Nearly 1,600 companies set, or committed to set, a science-based target in the first eight months of 2022, compared with 1,475 in the whole of 2021. Over 1,300 have pledged to set a net-zero target with the SBTi.
However, the SBTi published its net-zero framework in 2021, allowing companies to take their science-based targets a step further and pledge to fully reduce and/or offset their emissions by 2050. In order to do this, firms should be reducing their gross emissions by 50% by 2030 and at least 90% by 2050. The SBTi determines this to be a Paris-aligned trajectory, with slight variations depending on sector. Contrasting the regular science-based targets, companies may use offsets for their net-zero targets for any remaining, or ‘residual’, emissions. This is subject to the condition that in the deadline year, any offsets used must come from projects that remove greenhouse-gas emissions, rather than avoidance projects.
This restriction is likely to increase demand for removal offsets, especially closer to mid-century. Removals currently make up a small part of the offset market (less than 10% of issuance in 2021) and future supply will be determined by technologies like direct air carbon capture, which are still nascent and expensive. A carbon offset market operating under the SBTi’s methodology would see significant increases in prices, due to the huge swathe of supply no longer permitted. This may force companies to invest more in reducing their own gross emissions, eliminating the need to offset as much as they can.
Announced in September 2020, the Taskforce on Scaling Voluntary Carbon Markets (TSVCM) was created by the International Institute of Finance in partnership with a committee of public and private taskforce members. The group aimed to serve as a steward for the carbon offset market, primarily through the following mandates:
Several groups have spawned out of TSVCM to tackle the above areas. The Integrity Council for the Voluntary Carbon Market has been launched by the Taskforce to focus on tackling quality and integrity concerns on the supply-side of the market. First on its agenda is to devise new threshold standards for high-quality offsets (the core carbon principles). The Voluntary Carbon Markets Integrity Initiative (VCMI) was launched to help determine when and how companies should buy offsets on the demand-side of the market.
The work of these initiatives has been met with criticism. Some stakeholders have concerns that some of the mandates recommended above, such as the creation of benchmark contracts and the promotion of exchanges, will make all carbon offsets the same and actually forfeit quality, rather than give it a boost. There are ongoing concerns that the governance body does include enough perspectives and could compromise the role of individual registries moving forward.
Beyond initiatives focused on market design, dozens of companies are raising money for technologies aimed at improving the reputation of the offset market. Many, including Pachama, Cloverly and Cooler.dev, are focused on enhancing measurability, creating their own unique technology cocktails of lidar, satellite imagery, drones and atmospheric data to better estimate and measure offset supply, specifically from forestry and agriculture projects.
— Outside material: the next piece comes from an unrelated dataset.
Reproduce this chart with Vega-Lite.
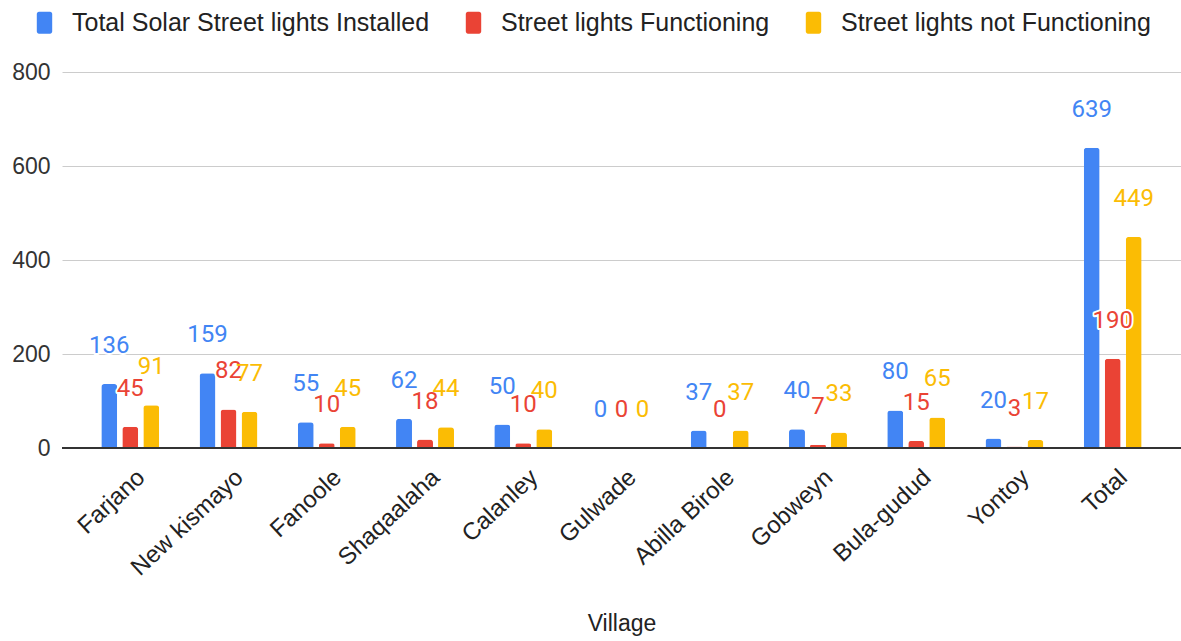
{
  "$schema": "https://vega.github.io/schema/vega-lite/v6.json",
  "width": 1119,
  "height": 376,
  "autosize": "none",
  "padding": {"left": 62, "top": 72, "right": 0, "bottom": 193},
  "background": "white",
  "config": {"view": {"stroke": null}, "font": "Liberation Sans"},
  "data": {"values": [
    {"village": "Farjano", "series": "Total Solar Street lights Installed", "value": 136},
    {"village": "Farjano", "series": "Street lights Functioning", "value": 45},
    {"village": "Farjano", "series": "Street lights not Functioning", "value": 91},
    {"village": "New kismayo", "series": "Total Solar Street lights Installed", "value": 159},
    {"village": "New kismayo", "series": "Street lights Functioning", "value": 82},
    {"village": "New kismayo", "series": "Street lights not Functioning", "value": 77},
    {"village": "Fanoole", "series": "Total Solar Street lights Installed", "value": 55},
    {"village": "Fanoole", "series": "Street lights Functioning", "value": 10},
    {"village": "Fanoole", "series": "Street lights not Functioning", "value": 45},
    {"village": "Shaqaalaha", "series": "Total Solar Street lights Installed", "value": 62},
    {"village": "Shaqaalaha", "series": "Street lights Functioning", "value": 18},
    {"village": "Shaqaalaha", "series": "Street lights not Functioning", "value": 44},
    {"village": "Calanley", "series": "Total Solar Street lights Installed", "value": 50},
    {"village": "Calanley", "series": "Street lights Functioning", "value": 10},
    {"village": "Calanley", "series": "Street lights not Functioning", "value": 40},
    {"village": "Gulwade", "series": "Total Solar Street lights Installed", "value": 0},
    {"village": "Gulwade", "series": "Street lights Functioning", "value": 0},
    {"village": "Gulwade", "series": "Street lights not Functioning", "value": 0},
    {"village": "Abilla Birole", "series": "Total Solar Street lights Installed", "value": 37},
    {"village": "Abilla Birole", "series": "Street lights Functioning", "value": 0},
    {"village": "Abilla Birole", "series": "Street lights not Functioning", "value": 37},
    {"village": "Gobweyn", "series": "Total Solar Street lights Installed", "value": 40},
    {"village": "Gobweyn", "series": "Street lights Functioning", "value": 7},
    {"village": "Gobweyn", "series": "Street lights not Functioning", "value": 33},
    {"village": "Bula-gudud", "series": "Total Solar Street lights Installed", "value": 80},
    {"village": "Bula-gudud", "series": "Street lights Functioning", "value": 15},
    {"village": "Bula-gudud", "series": "Street lights not Functioning", "value": 65},
    {"village": "Yontoy", "series": "Total Solar Street lights Installed", "value": 20},
    {"village": "Yontoy", "series": "Street lights Functioning", "value": 3},
    {"village": "Yontoy", "series": "Street lights not Functioning", "value": 17},
    {"village": "Total", "series": "Total Solar Street lights Installed", "value": 639},
    {"village": "Total", "series": "Street lights Functioning", "value": 190},
    {"village": "Total", "series": "Street lights not Functioning", "value": 449}
  ]},
  "layer": [
    {
      "mark": {"type": "bar", "cornerRadiusTopLeft": 3, "cornerRadiusTopRight": 3},
      "encoding": {
        "x": {"field": "village", "type": "nominal", "sort": null, "title": "Village",
          "scale": {"paddingInner": 0.41, "paddingOuter": 0.4},
          "axis": {"labelAngle": -43, "labelAlign": "right", "labelBaseline": "top", "labelPadding": 17, "labelOffset": 3,
            "domain": false, "ticks": false, "labelFont": "Liberation Sans", "labelFontSize": 24, "labelColor": "#222",
            "titleFont": "Liberation Sans", "titleFontSize": 23, "titleFontWeight": "normal", "titleColor": "#222",
            "titleBaseline": "middle", "titleY": 175}},
        "xOffset": {"field": "series", "type": "nominal",
          "scale": {"domain": ["Total Solar Street lights Installed", "Street lights Functioning", "Street lights not Functioning"], "paddingInner": 0.24, "paddingOuter": 0}},
        "y": {"field": "value", "type": "quantitative", "title": null,
          "scale": {"domain": [0, 800], "nice": false},
          "axis": {"values": [0, 200, 400, 600, 800], "domain": false, "ticks": false, "labelFont": "Liberation Sans", "labelFontSize": 23,
            "labelColor": "#333", "labelPadding": 12, "gridColor": "#cccccc", "gridWidth": 1}},
        "color": {"field": "series", "type": "nominal",
          "scale": {"domain": ["Total Solar Street lights Installed", "Street lights Functioning", "Street lights not Functioning"], "range": ["#4285F4", "#EA4335", "#FBBC04"]},
          "legend": {"orient": "none", "legendX": -30, "legendY": -62, "direction": "horizontal", "title": null,
            "symbolType": "M-0.5,-1H0.5A0.2,0.2 0 0 1 0.7,-0.8V0.8A0.2,0.2 0 0 1 0.5,1H-0.5A0.2,0.2 0 0 1 -0.7,0.8V-0.8A0.2,0.2 0 0 1 -0.5,-1Z",
            "symbolSize": 484, "symbolStrokeWidth": 0, "symbolOpacity": 1,
            "labelFont": "Liberation Sans", "labelFontSize": 25, "labelColor": "#222", "labelOffset": 15, "columnPadding": 31, "labelLimit": 500}}
      }
    },
    {
      "mark": {"type": "text", "dy": -38, "baseline": "middle", "align": "center", "font": "Roboto", "fontSize": 24, "fill": "white", "stroke": "white", "strokeWidth": 4, "strokeJoin": "round"},
      "encoding": {
        "x": {"field": "village", "type": "nominal", "sort": null},
        "xOffset": {"field": "series", "type": "nominal"},
        "y": {"field": "value", "type": "quantitative"},
        "text": {"field": "value", "type": "quantitative"}
      }
    },
    {
      "mark": {"type": "text", "dy": -38, "baseline": "middle", "align": "center", "font": "Roboto", "fontSize": 24},
      "encoding": {
        "x": {"field": "village", "type": "nominal", "sort": null},
        "xOffset": {"field": "series", "type": "nominal"},
        "y": {"field": "value", "type": "quantitative"},
        "text": {"field": "value", "type": "quantitative"},
        "color": {"field": "series", "type": "nominal"}
      }
    },
    {
      "data": {"values": [{}]},
      "mark": {"type": "rule", "color": "#333333", "strokeWidth": 2},
      "encoding": {"y": {"datum": 0}}
    }
  ]
}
Some of these firms are more focused on verification and bifurcation of quality. Beyond helping to measure emission reductions, Pachama, for example, is building its own marketplace for projects that have been verified with its technology, giving customers a boost in confidence that they are investing in high-quality projects. There are also companies like Sylvera that are scoring projects on their overall quality to help buyers easily identify which projects they should purchase offsets from.